If your business is trying to work out the right balance between digital and telemarketing for your own B2B lead generation, it's worth a conversation. You can reach out to Connect Centre's team to talk through what a blended approach could look like for your industry and sales cycle.
Frequently Asked Questions
Is telemarketing more expensive than digital lead generation?
On a per-contact basis, telemarketing generally costs more than digital outreach because it requires a trained person's time for each call, while digital campaigns can reach many people simultaneously at lower incremental cost. However, telemarketing leads are often more qualified by the time they reach sales, which can offset the higher per-contact cost with a better close rate on higher-value deals.
Which channel works faster: telemarketing or digital?
Telemarketing can generate qualified conversations within days of a campaign starting, since it involves direct outreach to a defined target list. Digital channels, particularly organic ones like SEO, usually take longer to build momentum, though paid digital can also move quickly. The two often complement each other on a timeline, with telemarketing providing near-term pipeline while digital compounds over a longer horizon.
Can a small B2B company afford to run both channels?
Yes, though the mix and scale should match the company's budget and deal size. A smaller company might run a lighter digital presence alongside a focused, targeted telemarketing campaign aimed at a specific list of high-value accounts, rather than trying to match the scale of a larger competitor on either channel.
Do digital-native industries still need telemarketing?

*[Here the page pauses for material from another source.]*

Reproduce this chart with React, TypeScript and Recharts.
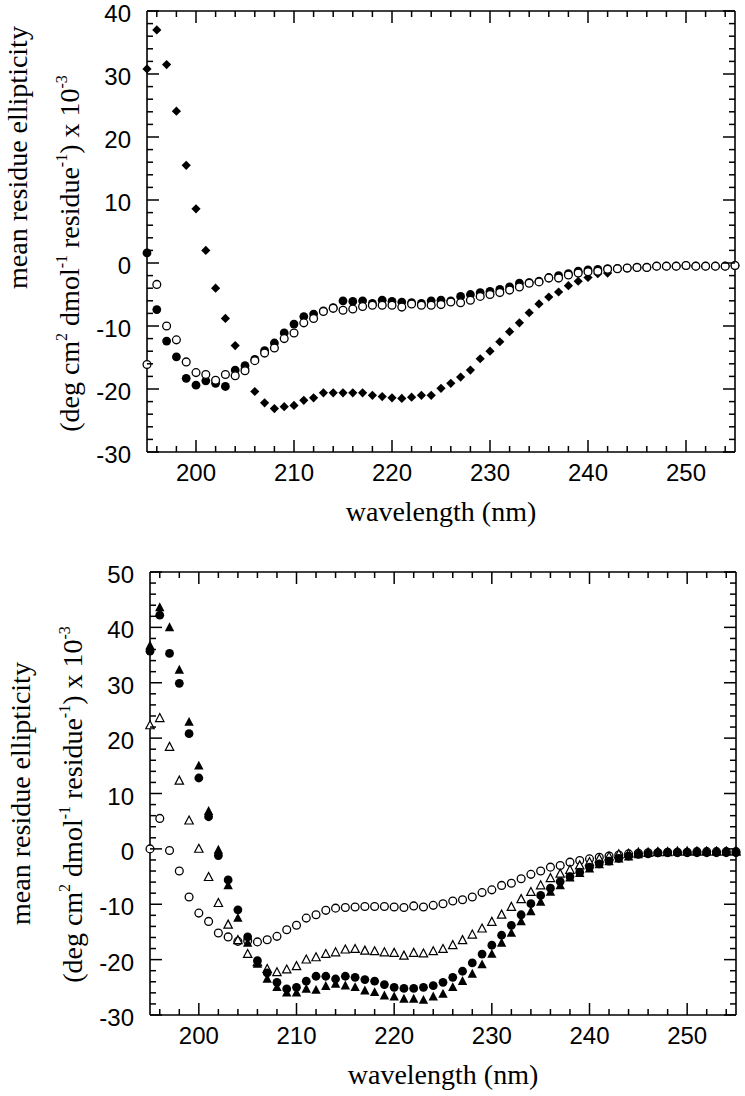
import React from 'react';
import { ScatterChart, Scatter, XAxis, YAxis } from 'recharts';

// ---------- data ----------
const WAVELENGTH = [
  195, 196, 197, 198, 199, 200, 201, 202, 203, 204,
  205, 206, 207, 208, 209, 210, 211, 212, 213, 214,
  215, 216, 217, 218, 219, 220, 221, 222, 223, 224,
  225, 226, 227, 228, 229, 230, 231, 232, 233, 234,
  235, 236, 237, 238, 239, 240, 241, 242, 243, 244,
  245, 246, 247, 248, 249, 250, 251, 252, 253, 254, 255,
];

// top panel
const TOP_DIAMOND = [
  30.8, 37.0, 31.5, 24.1, 15.5, 8.6, 2.0, -4.0, -8.8, -13.1,
  -16.8, -20.4, -22.2, -23.1, -22.8, -22.6, -21.8, -21.4, -20.6, -20.6,
  -20.6, -20.6, -20.6, -21.0, -21.2, -21.4, -21.5, -21.3, -21.0, -21.0,
  -19.9, -19.1, -18.1, -17.0, -15.2, -14.0, -12.5, -10.9, -9.5, -7.9,
  -6.5, -5.4, -4.6, -3.6, -2.9, -2.3, -1.7, -1.6,
];
const TOP_FILLED_CIRCLE = [
  1.6, -7.4, -12.4, -14.9, -18.3, -19.4, -18.7, -19.1, -19.6, -17.0,
  -16.3, -15.3, -13.9, -12.7, -11.1, -9.7, -8.5, -8.1, -7.6, -7.1,
  -6.0, -6.1, -6.0, -6.4, -5.9, -6.1, -6.2, -6.3, -6.4, -6.0,
  -5.9, -6.0, -5.3, -5.0, -4.7, -4.5, -4.2, -3.8, -3.2, -3.1,
  -2.9, -2.3, -2.0, -1.7, -1.3, -1.1, -1.0, -0.9, -0.9, -0.8,
  -0.7, -0.7, -0.5, -0.5, -0.5, -0.4, -0.5, -0.5, -0.5, -0.5, -0.4,
];
const TOP_OPEN_CIRCLE = [
  -16.1, -3.4, -10.0, -12.2, -15.7, -17.4, -17.7, -18.6, -17.7, -17.9,
  -17.1, -15.5, -14.3, -13.5, -12.0, -11.1, -9.5, -8.8, -7.7, -7.2,
  -7.5, -7.3, -6.9, -6.7, -6.7, -6.7, -7.0, -6.5, -6.7, -6.7,
  -6.6, -6.2, -6.3, -5.9, -5.3, -5.0, -4.7, -4.3, -3.8, -3.2,
  -3.0, -2.4, -2.4, -1.9, -1.6, -1.4, -1.3, -1.0, -0.9, -0.8,
  -0.7, -0.7, -0.5, -0.5, -0.5, -0.4, -0.5, -0.5, -0.5, -0.5, -0.4,
];

// bottom panel
const BOT_OPEN_CIRCLE = [
  0.0, 5.5, -0.3, -4.0, -8.7, -11.6, -13.1, -15.2, -15.9, -16.7,
  -16.6, -16.8, -16.4, -15.8, -14.6, -13.8, -12.5, -11.9, -11.1, -10.7,
  -10.6, -10.5, -10.4, -10.4, -10.4, -10.5, -10.6, -10.3, -10.5, -10.2,
  -9.9, -9.4, -9.2, -8.7, -7.9, -7.4, -6.6, -6.2, -5.4, -4.6,
  -4.0, -3.3, -3.0, -2.4, -2.1, -1.8, -1.5, -1.3, -1.1, -0.9,
  -0.8, -0.7, -0.7, -0.6, -0.6, -0.6, -0.5, -0.5, -0.5, -0.5, -0.5,
];
const BOT_OPEN_TRIANGLE = [
  22.3, 23.6, 18.4, 12.3, 5.1, 0.0, -5.1, -9.8, -13.7, -16.5,
  -19.0, -20.5, -21.7, -22.3, -21.8, -21.2, -20.0, -19.6, -19.0, -18.7,
  -18.2, -18.1, -18.4, -18.5, -18.7, -18.8, -19.3, -18.8, -18.9, -18.5,
  -18.1, -17.4, -16.5, -15.5, -14.4, -13.2, -11.9, -10.5, -9.1, -7.8,
  -6.6, -5.3, -4.5, -3.8, -3.0, -2.4, -1.8, -1.4, -1.0, -0.9,
  -0.7, -0.7, -0.6, -0.6, -0.5, -0.5, -0.5, -0.5, -0.5, -0.5, -0.5,
];
const BOT_FILLED_CIRCLE = [
  35.7, 42.2, 35.3, 29.9, 20.8, 12.8, 5.8, -1.2, -5.6, -11.0,
  -15.9, -20.2, -22.4, -24.1, -25.3, -25.0, -23.9, -23.0, -23.0, -23.5,
  -23.0, -23.2, -23.6, -23.9, -24.5, -25.0, -25.2, -25.2, -25.0, -24.7,
  -24.1, -23.2, -22.1, -20.6, -19.0, -17.4, -15.6, -13.8, -11.9, -9.9,
  -8.4, -7.1, -5.9, -5.0, -4.2, -3.3, -2.7, -2.2, -1.7, -1.3,
  -1.0, -0.9, -0.7, -0.7, -0.7, -0.7, -0.7, -0.7, -0.7, -0.7, -0.7,
];
const BOT_FILLED_TRIANGLE = [
  36.7, 43.6, 40.0, 32.3, 22.9, 15.0, 6.8, -0.2, -6.6, -12.5,
  -17.0, -20.8, -23.5, -25.0, -26.0, -26.0, -25.3, -25.5, -24.8, -24.4,
  -24.7, -25.0, -25.6, -25.9, -26.5, -26.7, -27.1, -27.1, -27.3, -26.7,
  -26.2, -25.0, -23.9, -22.6, -20.9, -19.0, -17.0, -15.2, -13.1, -11.3,
  -9.6, -7.8, -6.6, -5.2, -4.4, -3.6, -2.8, -2.3, -1.8, -1.4,
  -1.0, -0.8, -0.6, -0.6, -0.5, -0.5, -0.5, -0.5, -0.5, -0.5, -0.5,
];

// axes
const X_DOMAIN = [195, 255];
const TOP_Y_DOMAIN = [-30, 40];
const BOT_Y_DOMAIN = [-30, 50];
const X_TICKS = [
  196, 198, 200, 202, 204, 206, 208, 210, 212, 214, 216, 218, 220, 222, 224,
  226, 228, 230, 232, 234, 236, 238, 240, 242, 244, 246, 248, 250, 252, 254,
];
const TOP_Y_TICKS = [
  -30, -28, -26, -24, -22, -20, -18, -16, -14, -12, -10, -8, -6, -4, -2, 0,
  2, 4, 6, 8, 10, 12, 14, 16, 18, 20, 22, 24, 26, 28, 30, 32, 34, 36, 38, 40,
];
const BOT_Y_TICKS = [
  -30, -28, -26, -24, -22, -20, -18, -16, -14, -12, -10, -8, -6, -4, -2, 0,
  2, 4, 6, 8, 10, 12, 14, 16, 18, 20, 22, 24, 26, 28, 30, 32, 34, 36, 38, 40,
  42, 44, 46, 48, 50,
];

const X_TITLE = 'wavelength (nm)';
const Y_TITLE_1 = 'mean residue ellipticity';

const toPoints = (vals: number[]) => vals.map((v, i) => ({ x: WAVELENGTH[i], y: v }));
const isMajor = (v: number) => Math.abs(v) % 10 === 0;

// ---------- styling ----------
const INK = '#000000';
const SANS = "'Liberation Sans', Arial, Helvetica, sans-serif";
const SERIF = "'Liberation Serif', 'Times New Roman', serif";
const TICK_FONT = 24;
const TITLE_FONT = 28;
const MAJOR_LEN = 12;
const MINOR_LEN = 6;
const TICK_W = 1.5;
const AXIS_LINE = { stroke: INK, strokeWidth: 1.6 };

// ---------- marker shapes ----------
const Diamond = (p: any) => {
  const { cx, cy } = p;
  const r = 4.6;
  return <polygon points={`${cx},${cy - r} ${cx + r},${cy} ${cx},${cy + r} ${cx - r},${cy}`} fill={INK} />;
};
const FilledCircle = (p: any) => <circle cx={p.cx} cy={p.cy} r={4.4} fill={INK} />;
const OpenCircle = (p: any) => (
  <circle cx={p.cx} cy={p.cy} r={3.9} fill="#fff" stroke={INK} strokeWidth={1.3} />
);
const triPts = (cx: number, cy: number, s: number) =>
  `${cx},${cy - s * 1.1} ${cx + s},${cy + s * 0.8} ${cx - s},${cy + s * 0.8}`;
const FilledTriangle = (p: any) => <polygon points={triPts(p.cx, p.cy, 4.7)} fill={INK} />;
const OpenTriangle = (p: any) => (
  <polygon points={triPts(p.cx, p.cy, 4.2)} fill="#fff" stroke={INK} strokeWidth={1.2} />
);

// ---------- axis ticks: inward mark (major / minor) plus optional label ----------
const makeXTick = (side: string, showLabel: boolean) => (p: any) => {
  const x = Number(p.x);
  const y = Number(p.y);
  const v = p.payload.value;
  const major = isMajor(v);
  const len = major ? MAJOR_LEN : MINOR_LEN;
  const y2 = side === 'top' ? y + len : y - len;
  return (
    <g>
      <line x1={x} y1={y} x2={x} y2={y2} stroke={INK} strokeWidth={TICK_W} />
      {showLabel && major ? (
        <text x={x} y={y + 29} textAnchor="middle" fontFamily={SANS} fontSize={TICK_FONT} fill={INK} stroke="none">
          {v}
        </text>
      ) : null}
    </g>
  );
};
const makeYTick = (side: string, showLabel: boolean) => (p: any) => {
  const x = Number(p.x);
  const y = Number(p.y);
  const v = p.payload.value;
  const major = isMajor(v);
  const len = major ? MAJOR_LEN : MINOR_LEN;
  const x2 = side === 'right' ? x - len : x + len;
  return (
    <g>
      <line x1={x} y1={y} x2={x2} y2={y} stroke={INK} strokeWidth={TICK_W} />
      {showLabel && major ? (
        <text x={x - 16} y={y + 11} textAnchor="end" fontFamily={SANS} fontSize={TICK_FONT} fill={INK} stroke="none">
          {v}
        </text>
      ) : null}
    </g>
  );
};
const BottomTick = makeXTick('bottom', true);
const TopTick = makeXTick('top', false);
const LeftTick = makeYTick('left', true);
const RightTick = makeYTick('right', false);

// ---------- titles ----------
const XTitle = (p: any) => {
  const vb = p.viewBox;
  return (
    <text x={vb.x + vb.width / 2} y={vb.y + 69} textAnchor="middle" fontFamily={SERIF} fontSize={TITLE_FONT} fill={INK}>
      {X_TITLE}
    </text>
  );
};

const YTitle = (p: any) => {
  const { viewBox: vb, off1, off2 } = p;
  const left = vb.x + vb.width;
  const cy = vb.y + vb.height / 2;
  const x1 = left - 120;
  const x2 = left - 68;
  const y1 = cy + off1;
  const y2 = cy + off2;
  const sup = 16;
  return (
    <g fontFamily={SERIF} fill={INK}>
      <text x={x1} y={y1} textAnchor="middle" fontSize={TITLE_FONT} transform={`rotate(-90, ${x1}, ${y1})`}>
        {Y_TITLE_1}
      </text>
      <text x={x2} y={y2} textAnchor="middle" fontSize={TITLE_FONT} transform={`rotate(-90, ${x2}, ${y2})`}>
        <tspan>(deg cm</tspan>
        <tspan fontSize={sup} dy={-12}>2</tspan>
        <tspan dy={12}> dmol</tspan>
        <tspan fontSize={sup} dy={-12}>-1</tspan>
        <tspan dy={12}> residue</tspan>
        <tspan fontSize={sup} dy={-12}>-1</tspan>
        <tspan dy={12}>) x 10</tspan>
        <tspan fontSize={sup} dy={-12}>-3</tspan>
      </text>
    </g>
  );
};

export default function App() {
  return (
    <div style={{ position: 'absolute', left: 0, top: 0, width: 745, height: 1096, background: '#fff' }}>
      <div style={{ position: 'absolute', left: 0, top: 0 }}>
        <ScatterChart width={745} height={545} margin={{ top: 10, right: 9, bottom: 33, left: 87 }}>
          <XAxis xAxisId="b" type="number" dataKey="x" orientation="bottom" domain={X_DOMAIN} ticks={X_TICKS}
            interval={0} height={60} tickSize={0} tickMargin={0} tickLine={false} axisLine={AXIS_LINE}
            tick={BottomTick} label={{ content: (p: any) => <XTitle {...p} /> }} />
          <XAxis xAxisId="t" type="number" dataKey="x" orientation="top" domain={X_DOMAIN} ticks={X_TICKS}
            interval={0} height={1} tickSize={0} tickMargin={0} tickLine={false} axisLine={AXIS_LINE}
            tick={TopTick} />
          <YAxis yAxisId="l" type="number" dataKey="y" orientation="left" domain={TOP_Y_DOMAIN} ticks={TOP_Y_TICKS}
            interval={0} width={60} tickSize={0} tickMargin={0} tickLine={false} axisLine={AXIS_LINE}
            tick={LeftTick}
            label={{ content: (p: any) => <YTitle {...p} off1={-74} off2={22} /> }} />
          <YAxis yAxisId="r" type="number" dataKey="y" orientation="right" domain={TOP_Y_DOMAIN} ticks={TOP_Y_TICKS}
            interval={0} width={1} tickSize={0} tickMargin={0} tickLine={false} axisLine={AXIS_LINE}
            tick={RightTick} />

          <Scatter data={toPoints(TOP_DIAMOND)} xAxisId="t" yAxisId="r" shape={Diamond} isAnimationActive={false} />
          <Scatter data={toPoints(TOP_FILLED_CIRCLE)} xAxisId="b" yAxisId="l" shape={FilledCircle} isAnimationActive={false} />
          <Scatter data={toPoints(TOP_OPEN_CIRCLE)} xAxisId="b" yAxisId="l" shape={OpenCircle} isAnimationActive={false} />
        </ScatterChart>
      </div>
      <div style={{ position: 'absolute', left: 0, top: 545 }}>
        <ScatterChart width={745} height={551} margin={{ top: 26, right: 8, bottom: 21, left: 90 }}>
          <XAxis xAxisId="b" type="number" dataKey="x" orientation="bottom" domain={X_DOMAIN} ticks={X_TICKS}
            interval={0} height={60} tickSize={0} tickMargin={0} tickLine={false} axisLine={AXIS_LINE}
            tick={BottomTick} label={{ content: (p: any) => <XTitle {...p} /> }} />
          <XAxis xAxisId="t" type="number" dataKey="x" orientation="top" domain={X_DOMAIN} ticks={X_TICKS}
            interval={0} height={1} tickSize={0} tickMargin={0} tickLine={false} axisLine={AXIS_LINE}
            tick={TopTick} />
          <YAxis yAxisId="l" type="number" dataKey="y" orientation="left" domain={BOT_Y_DOMAIN} ticks={BOT_Y_TICKS}
            interval={0} width={60} tickSize={0} tickMargin={0} tickLine={false} axisLine={AXIS_LINE}
            tick={LeftTick}
            label={{ content: (p: any) => <YTitle {...p} off1={0} off2={11} /> }} />
          <YAxis yAxisId="r" type="number" dataKey="y" orientation="right" domain={BOT_Y_DOMAIN} ticks={BOT_Y_TICKS}
            interval={0} width={1} tickSize={0} tickMargin={0} tickLine={false} axisLine={AXIS_LINE}
            tick={RightTick} />

          <Scatter data={toPoints(BOT_OPEN_CIRCLE)} xAxisId="t" yAxisId="r" shape={OpenCircle} isAnimationActive={false} />
          <Scatter data={toPoints(BOT_OPEN_TRIANGLE)} xAxisId="b" yAxisId="l" shape={OpenTriangle} isAnimationActive={false} />
          <Scatter data={toPoints(BOT_FILLED_TRIANGLE)} xAxisId="b" yAxisId="l" shape={FilledTriangle} isAnimationActive={false} />
          <Scatter data={toPoints(BOT_FILLED_CIRCLE)} xAxisId="b" yAxisId="l" shape={FilledCircle} isAnimationActive={false} />
        </ScatterChart>
      </div>
    </div>
  );
}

Even in digitally sophisticated industries like technology and software, telemarketing retains a role, particularly for reaching senior decision-makers, navigating complex buying committees, or breaking through when digital outreach alone hasn't generated a response. It's less about the industry and more about the complexity of the buying decision.
How do you measure success across both channels fairly?
Rather than comparing raw lead volume (where digital will usually win), it's more useful to compare the quality of leads each channel produces, how many convert into real sales opportunities, and the total cost per closed deal rather than per lead. This gives a fairer picture of each channel's actual contribution to revenue, not just top-of-funnel activity.